The most visible challenge: the fight against doping. At least 40 cheaters were caught in pre-Games doping tests; eight cheaters tested positive in Sydney. Five cheaters lost medals.

But, after the commercial excesses of the 1996 Atlanta Games and the failures there of transportation and technology, and after two years of scrutiny resulting from the Salt Lake City bribery scandal, the Sydney Games showed that the Olympics can still get done, can still be fun and can provide -- perhaps more than any other platform--incredibly potent symbolic opportunities to bring people together.

The Games also served in a peculiar way to humanize Samaranch to many. Insiders have long known him as warm and gracious, but he has often seemed to the world at large as aloof, even autocratic. His wife died just hours after the opening ceremony; he flew back to Spain to bury her, then returned to Sydney.

 

A muti-sided sign in Olympic Stadium bid farewell to the crowds during closing ceremonies of the Summer Olympics Sunday in Sydney. The Games are scheduled to be conducted in Athens in 2004. (AP Photo)

He was welcomed Sunday night at the closing ceremony with warm applause.

He started his speech by telling the crowd, "Seven years ago, I said, 'And the winner is ... Sydney. Well, what can I say now? Maybe with my Spanish accent: Aussie! Aussie! Aussie!"

And the crowd roared back with the now-familiar response: "Oi! Oi! Oi!"

"The most important thing," Samaranch said in an interview before heading to the stadium, "is we have showed that the Olympic Games are stronger than ever."

No city could have provided a more beautiful backdrop for the Games or friendlier volunteers -- 46,000 of them -- and no city embraced the Games the way they were embraced here.

About 7 million tickets, a record 90 percent of the total available, were sold for these Games. Those who couldn't get in took to the streets to watch the events on big-screen TVs set up around town. A party atmosphere prevailed.

The trains mostly ran on time. Even the weather cooperated; it was mostly sunny during the Games.

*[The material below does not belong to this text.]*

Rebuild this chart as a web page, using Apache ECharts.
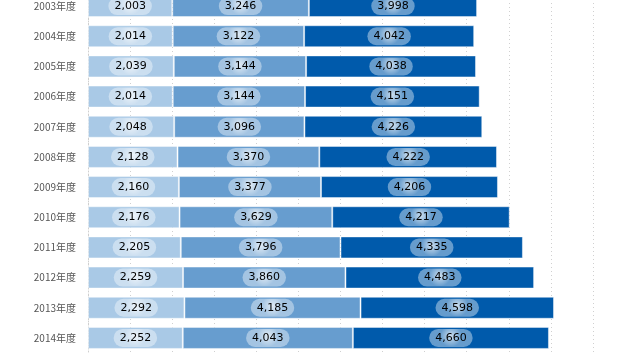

"People will be able to duplicate these sorts of facilities," said Syed Shahid Ali, the IOC member from Pakistan. "But they will not be able to duplicate this atmosphere."

"A magical feeling," said Michael Knight, the president of the Sydney Organizing Committee for the Olympic Games and state minister for the Olympics.

As they did in the opening ceremony on Sept. 15, athletes from South and North Korea walked together Sunday in the close. "Korea" was again represented by a single flag.

"I would never have expected this, to be quite honest. I was quite moved," former U.S. Secretary of State Henry A. Kissinger declared on his way out of the stadium Sunday night, adding that the joint march "gives some hope" for peace on the Korean peninsula and elsewhere around the world.

In another symbolic act of reconciliation that will long be remembered, Cathy Freeman, an Australian of Aboriginal descent, was picked to light the caldron that burned over the Olympic Stadium throughout the Games. She then won the women's 400 meters, setting off a national celebration.

On Sunday night, the Australian band Midnight Oil sang their protest anthem, "Beds Are Burning," and its members wore black clothes bearing in white the word, "Sorry," offering the symbolic apology for the treatment of Aborigines that conservative Prime Minster John Howard has declined to issue.

Samaranch paid particular tribute during the ceremony to "our friends" from the "Aboriginal and Torres Strait Islander communities." The islands are north of Australia's mainland. "You have helped to write a glorious chapter in the history of Australia," Samaranch said.

For their part, local organizers were confident that the Games had both furthered the reconciliation dialogue even as -- via TV and glowing news reports -- they introduced this vast island continent to the world.

"All Australians are entitled to feel proud of our athletes, our country and ourselves, and what our nation has achieved during this period," Knight said.

Many members of the IOC, too, reveled in the moment.